This is my absolute favorite sugar cookie recipe! 

Our family first started using this recipe when my sister Shannon was pregnant with my nephew, which is almost 17 years ago! 

The recipe was found in a Taste of Home magazine and it was titled "Baby Shower Sugar Cookies". How perfect for a new baby on the way. We made them for her baby shower and they were a hit!

Ever since then, I've made them quite regularly for Christmas cookies, or just because we love them. 

We love frosting them with white or colored frosting and some sprinkles on top! You can also sprinkle some plain or colored sugar on top before baking if you prefer them without frosting.

The vanilla and almond flavoring together is delicious and they turn out great every time!

Well, except once when my sister Shantel and I used the wrong ingredient. Baking powder, cream of tartar, salt and baking soda should never mistaken for one another. Disastrous!

We had to make another batch asap since those ones were a flop! We still ended up eating all the delicious cookies, it just took a little longer to get there!

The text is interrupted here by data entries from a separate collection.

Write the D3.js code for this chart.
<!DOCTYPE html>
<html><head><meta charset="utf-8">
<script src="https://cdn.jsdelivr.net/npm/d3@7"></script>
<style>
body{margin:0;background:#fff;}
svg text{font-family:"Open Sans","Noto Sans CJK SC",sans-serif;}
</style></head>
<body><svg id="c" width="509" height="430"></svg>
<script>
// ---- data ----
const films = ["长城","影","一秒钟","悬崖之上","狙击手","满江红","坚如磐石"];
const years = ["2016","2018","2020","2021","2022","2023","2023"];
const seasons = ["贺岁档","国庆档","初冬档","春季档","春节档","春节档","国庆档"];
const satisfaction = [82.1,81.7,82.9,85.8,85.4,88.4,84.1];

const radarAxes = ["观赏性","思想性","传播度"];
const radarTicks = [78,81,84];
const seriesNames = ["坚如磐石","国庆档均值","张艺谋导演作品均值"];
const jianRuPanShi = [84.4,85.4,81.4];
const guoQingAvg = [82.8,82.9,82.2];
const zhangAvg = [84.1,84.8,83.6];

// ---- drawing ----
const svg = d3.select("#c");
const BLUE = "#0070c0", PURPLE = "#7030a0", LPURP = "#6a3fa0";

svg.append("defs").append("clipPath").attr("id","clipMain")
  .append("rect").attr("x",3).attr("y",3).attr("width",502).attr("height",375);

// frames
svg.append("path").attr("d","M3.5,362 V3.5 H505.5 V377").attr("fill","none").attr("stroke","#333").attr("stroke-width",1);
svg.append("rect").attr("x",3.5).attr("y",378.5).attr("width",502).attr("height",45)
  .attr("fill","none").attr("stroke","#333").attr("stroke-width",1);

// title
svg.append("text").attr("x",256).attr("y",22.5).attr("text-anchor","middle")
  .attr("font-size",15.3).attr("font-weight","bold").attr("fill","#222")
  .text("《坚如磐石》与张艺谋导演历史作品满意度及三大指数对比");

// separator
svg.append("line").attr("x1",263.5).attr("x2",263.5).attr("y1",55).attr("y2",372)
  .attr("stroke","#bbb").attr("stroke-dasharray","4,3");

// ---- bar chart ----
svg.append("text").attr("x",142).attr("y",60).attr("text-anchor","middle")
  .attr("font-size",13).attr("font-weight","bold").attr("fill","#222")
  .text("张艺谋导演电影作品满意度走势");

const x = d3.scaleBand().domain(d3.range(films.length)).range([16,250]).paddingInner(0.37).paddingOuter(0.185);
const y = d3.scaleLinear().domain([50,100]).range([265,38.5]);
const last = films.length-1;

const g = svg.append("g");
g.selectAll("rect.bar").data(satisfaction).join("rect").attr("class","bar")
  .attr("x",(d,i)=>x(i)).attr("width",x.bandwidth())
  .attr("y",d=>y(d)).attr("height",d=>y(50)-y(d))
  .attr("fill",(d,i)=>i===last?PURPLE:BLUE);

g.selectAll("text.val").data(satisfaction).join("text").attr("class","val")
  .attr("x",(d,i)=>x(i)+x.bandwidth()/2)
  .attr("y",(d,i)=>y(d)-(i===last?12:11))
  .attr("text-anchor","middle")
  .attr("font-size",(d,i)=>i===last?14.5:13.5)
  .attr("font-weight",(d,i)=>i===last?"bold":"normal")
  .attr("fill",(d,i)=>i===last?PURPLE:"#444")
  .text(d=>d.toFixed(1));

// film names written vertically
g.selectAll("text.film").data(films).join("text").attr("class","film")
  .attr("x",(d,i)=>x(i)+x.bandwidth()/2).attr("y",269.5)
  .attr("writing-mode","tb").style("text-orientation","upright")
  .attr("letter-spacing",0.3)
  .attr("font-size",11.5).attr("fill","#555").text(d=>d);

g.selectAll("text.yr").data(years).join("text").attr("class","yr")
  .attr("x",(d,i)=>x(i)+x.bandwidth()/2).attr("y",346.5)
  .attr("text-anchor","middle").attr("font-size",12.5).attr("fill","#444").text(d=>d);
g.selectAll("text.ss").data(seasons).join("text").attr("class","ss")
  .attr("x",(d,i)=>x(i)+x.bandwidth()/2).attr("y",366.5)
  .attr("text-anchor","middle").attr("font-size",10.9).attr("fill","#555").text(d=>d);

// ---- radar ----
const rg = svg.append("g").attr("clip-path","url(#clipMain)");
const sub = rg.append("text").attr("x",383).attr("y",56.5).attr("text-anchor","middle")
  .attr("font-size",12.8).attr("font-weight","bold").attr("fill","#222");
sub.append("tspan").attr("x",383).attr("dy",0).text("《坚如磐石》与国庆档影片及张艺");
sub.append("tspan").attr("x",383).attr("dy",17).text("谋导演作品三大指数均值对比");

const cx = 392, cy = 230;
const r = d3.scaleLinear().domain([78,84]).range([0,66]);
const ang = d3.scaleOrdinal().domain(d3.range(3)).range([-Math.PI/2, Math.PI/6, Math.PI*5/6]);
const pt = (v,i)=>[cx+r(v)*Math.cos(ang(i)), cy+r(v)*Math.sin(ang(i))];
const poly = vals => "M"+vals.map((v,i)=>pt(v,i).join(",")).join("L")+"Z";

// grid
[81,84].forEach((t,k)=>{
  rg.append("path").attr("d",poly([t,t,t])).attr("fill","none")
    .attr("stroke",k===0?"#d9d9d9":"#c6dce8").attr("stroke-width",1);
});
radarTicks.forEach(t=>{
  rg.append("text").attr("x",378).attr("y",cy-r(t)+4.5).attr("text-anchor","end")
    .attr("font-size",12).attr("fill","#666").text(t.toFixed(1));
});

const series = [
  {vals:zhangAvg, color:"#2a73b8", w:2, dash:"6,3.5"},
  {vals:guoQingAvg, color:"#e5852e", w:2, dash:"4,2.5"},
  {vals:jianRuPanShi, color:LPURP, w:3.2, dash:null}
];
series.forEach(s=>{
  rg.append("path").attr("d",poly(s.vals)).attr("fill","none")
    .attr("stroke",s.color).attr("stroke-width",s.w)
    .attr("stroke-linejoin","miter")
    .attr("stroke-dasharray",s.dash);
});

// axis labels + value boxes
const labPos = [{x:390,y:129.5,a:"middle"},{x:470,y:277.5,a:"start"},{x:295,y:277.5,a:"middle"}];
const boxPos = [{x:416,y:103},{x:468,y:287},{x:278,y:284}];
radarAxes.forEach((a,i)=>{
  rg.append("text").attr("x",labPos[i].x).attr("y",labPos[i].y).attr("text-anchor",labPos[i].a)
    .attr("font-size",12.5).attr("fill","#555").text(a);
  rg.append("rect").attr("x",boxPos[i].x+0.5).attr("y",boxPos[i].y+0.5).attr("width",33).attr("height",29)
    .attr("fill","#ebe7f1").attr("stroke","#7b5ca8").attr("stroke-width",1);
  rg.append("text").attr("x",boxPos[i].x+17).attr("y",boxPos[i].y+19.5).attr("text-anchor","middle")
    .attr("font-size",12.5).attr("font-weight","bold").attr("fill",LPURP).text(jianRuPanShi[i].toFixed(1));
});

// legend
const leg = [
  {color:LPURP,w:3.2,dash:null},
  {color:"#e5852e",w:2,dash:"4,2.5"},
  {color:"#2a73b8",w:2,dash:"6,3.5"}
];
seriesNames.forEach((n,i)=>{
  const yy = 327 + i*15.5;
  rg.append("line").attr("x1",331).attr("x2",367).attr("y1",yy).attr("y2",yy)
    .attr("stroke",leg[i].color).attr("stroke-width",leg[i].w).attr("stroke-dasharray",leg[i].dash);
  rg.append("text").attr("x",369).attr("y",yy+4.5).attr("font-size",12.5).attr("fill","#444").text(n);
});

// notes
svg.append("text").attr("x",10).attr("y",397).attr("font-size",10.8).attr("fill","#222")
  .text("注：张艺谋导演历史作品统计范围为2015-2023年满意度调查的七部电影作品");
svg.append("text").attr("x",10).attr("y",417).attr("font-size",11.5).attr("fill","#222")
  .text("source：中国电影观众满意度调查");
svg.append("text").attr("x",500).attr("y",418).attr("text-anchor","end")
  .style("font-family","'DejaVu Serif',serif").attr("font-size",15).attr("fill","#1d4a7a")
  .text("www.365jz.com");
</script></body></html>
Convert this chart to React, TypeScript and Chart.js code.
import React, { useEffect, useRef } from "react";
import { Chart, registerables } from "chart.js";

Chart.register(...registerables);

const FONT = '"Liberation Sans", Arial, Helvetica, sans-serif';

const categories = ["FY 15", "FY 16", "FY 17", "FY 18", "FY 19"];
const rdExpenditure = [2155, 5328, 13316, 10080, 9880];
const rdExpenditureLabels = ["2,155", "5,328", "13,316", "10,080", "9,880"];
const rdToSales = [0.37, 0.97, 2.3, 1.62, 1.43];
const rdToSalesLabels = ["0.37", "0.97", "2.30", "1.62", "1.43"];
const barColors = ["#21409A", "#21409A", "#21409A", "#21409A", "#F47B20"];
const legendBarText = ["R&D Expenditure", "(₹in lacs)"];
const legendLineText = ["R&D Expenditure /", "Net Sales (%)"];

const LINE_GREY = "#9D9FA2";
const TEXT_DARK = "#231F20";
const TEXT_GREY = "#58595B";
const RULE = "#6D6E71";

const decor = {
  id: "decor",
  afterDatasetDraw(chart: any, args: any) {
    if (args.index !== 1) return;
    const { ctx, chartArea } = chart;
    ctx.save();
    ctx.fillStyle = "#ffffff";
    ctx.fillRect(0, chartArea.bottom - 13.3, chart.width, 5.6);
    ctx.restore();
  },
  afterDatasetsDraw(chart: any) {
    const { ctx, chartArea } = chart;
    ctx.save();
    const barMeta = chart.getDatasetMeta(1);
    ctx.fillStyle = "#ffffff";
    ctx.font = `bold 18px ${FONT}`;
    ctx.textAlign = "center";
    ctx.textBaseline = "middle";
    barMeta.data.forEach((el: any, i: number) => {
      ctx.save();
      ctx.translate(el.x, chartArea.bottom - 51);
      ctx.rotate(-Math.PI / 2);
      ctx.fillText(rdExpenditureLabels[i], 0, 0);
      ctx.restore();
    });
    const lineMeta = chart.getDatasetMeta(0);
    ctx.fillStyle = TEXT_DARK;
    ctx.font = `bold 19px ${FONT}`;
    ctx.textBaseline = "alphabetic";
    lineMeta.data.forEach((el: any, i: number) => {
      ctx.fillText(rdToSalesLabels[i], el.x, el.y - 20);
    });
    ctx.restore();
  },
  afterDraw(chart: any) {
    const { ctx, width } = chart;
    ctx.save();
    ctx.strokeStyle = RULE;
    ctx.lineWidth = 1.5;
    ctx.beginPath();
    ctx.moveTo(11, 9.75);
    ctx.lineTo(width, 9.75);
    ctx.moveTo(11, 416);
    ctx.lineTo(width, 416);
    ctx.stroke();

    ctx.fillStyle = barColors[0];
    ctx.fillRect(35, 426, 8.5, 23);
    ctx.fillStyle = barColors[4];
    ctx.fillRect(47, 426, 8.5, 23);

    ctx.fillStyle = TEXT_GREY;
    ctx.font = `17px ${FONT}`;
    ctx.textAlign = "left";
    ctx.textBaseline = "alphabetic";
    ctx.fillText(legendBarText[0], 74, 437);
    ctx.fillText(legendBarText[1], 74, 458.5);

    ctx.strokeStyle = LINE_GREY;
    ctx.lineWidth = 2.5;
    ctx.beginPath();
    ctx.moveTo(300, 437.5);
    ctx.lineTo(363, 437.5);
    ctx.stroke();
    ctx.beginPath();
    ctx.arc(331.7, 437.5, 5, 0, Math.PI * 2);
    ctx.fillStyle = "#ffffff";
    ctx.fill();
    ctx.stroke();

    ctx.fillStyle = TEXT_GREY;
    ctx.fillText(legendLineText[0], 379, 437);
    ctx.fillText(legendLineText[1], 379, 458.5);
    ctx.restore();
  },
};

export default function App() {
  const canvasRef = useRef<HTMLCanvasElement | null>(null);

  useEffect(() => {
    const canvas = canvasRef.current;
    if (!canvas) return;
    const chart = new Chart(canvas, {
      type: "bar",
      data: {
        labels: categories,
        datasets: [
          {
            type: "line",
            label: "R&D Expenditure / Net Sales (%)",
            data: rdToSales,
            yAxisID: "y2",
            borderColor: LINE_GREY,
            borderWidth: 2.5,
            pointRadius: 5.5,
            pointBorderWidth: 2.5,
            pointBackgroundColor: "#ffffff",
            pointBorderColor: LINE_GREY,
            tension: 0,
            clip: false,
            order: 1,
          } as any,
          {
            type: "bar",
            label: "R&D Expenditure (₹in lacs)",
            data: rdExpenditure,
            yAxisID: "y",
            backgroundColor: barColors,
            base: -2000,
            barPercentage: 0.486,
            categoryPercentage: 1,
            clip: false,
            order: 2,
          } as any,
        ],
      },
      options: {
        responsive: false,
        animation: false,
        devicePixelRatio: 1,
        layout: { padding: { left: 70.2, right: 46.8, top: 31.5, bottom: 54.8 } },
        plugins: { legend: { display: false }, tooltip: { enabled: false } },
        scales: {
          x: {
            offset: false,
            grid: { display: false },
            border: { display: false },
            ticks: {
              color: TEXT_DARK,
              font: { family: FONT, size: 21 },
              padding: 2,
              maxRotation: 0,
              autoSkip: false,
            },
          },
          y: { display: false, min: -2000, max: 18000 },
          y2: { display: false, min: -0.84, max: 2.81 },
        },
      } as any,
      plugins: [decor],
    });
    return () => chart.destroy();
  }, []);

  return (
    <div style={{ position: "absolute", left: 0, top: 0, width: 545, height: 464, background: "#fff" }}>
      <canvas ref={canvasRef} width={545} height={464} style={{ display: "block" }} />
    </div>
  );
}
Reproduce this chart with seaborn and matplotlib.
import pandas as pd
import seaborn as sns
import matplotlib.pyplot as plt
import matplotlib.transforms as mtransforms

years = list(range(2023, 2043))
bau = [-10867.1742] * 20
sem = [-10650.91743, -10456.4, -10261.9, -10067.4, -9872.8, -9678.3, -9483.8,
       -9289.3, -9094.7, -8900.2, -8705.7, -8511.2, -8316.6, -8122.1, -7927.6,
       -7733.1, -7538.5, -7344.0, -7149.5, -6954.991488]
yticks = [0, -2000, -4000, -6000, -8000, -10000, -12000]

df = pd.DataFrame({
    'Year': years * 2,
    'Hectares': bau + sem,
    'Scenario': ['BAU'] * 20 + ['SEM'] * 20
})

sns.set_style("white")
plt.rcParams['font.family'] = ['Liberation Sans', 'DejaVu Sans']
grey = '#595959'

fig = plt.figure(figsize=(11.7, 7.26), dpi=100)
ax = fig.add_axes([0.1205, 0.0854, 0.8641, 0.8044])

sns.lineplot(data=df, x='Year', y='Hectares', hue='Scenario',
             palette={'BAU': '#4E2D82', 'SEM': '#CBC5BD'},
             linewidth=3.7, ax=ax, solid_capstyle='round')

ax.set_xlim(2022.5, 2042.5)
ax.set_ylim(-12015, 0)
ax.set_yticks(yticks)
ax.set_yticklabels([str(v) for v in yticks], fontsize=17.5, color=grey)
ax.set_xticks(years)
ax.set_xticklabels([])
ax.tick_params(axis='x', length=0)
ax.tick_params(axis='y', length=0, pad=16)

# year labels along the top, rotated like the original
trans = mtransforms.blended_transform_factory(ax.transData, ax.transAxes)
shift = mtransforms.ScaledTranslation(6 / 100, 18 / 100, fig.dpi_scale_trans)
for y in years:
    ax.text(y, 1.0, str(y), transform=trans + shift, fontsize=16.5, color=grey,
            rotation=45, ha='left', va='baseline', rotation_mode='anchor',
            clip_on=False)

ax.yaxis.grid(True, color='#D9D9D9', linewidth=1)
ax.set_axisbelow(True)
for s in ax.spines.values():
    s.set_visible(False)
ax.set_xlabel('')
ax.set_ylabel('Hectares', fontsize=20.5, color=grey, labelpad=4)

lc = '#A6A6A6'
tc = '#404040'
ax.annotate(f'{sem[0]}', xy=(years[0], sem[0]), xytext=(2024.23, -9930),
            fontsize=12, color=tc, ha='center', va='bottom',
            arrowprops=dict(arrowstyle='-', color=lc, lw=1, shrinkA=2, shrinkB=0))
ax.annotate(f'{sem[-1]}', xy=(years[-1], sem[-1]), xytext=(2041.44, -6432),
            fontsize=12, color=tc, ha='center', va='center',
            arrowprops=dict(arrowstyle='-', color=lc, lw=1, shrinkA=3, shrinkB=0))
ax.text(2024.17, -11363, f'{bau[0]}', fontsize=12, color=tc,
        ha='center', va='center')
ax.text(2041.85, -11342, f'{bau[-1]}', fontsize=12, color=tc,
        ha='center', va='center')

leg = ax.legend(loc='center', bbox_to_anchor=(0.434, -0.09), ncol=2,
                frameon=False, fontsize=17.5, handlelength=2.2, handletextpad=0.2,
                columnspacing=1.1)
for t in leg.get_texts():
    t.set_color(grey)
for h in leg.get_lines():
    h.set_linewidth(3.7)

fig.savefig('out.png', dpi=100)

The Best Vanilla Almond Frosted Sugar Cookies with colored sprinkles and milk



What are the ingredients in this recipe?

  • Almond Extract: This is defintely my favorite of all extracts. It's made of alcohol, water and bitter almond oil. Pure almond extract has a strong, sweet flavor that goes great with cherry, vanilla, chocolate, coffee flavors. You can try making it homemade or use store bought.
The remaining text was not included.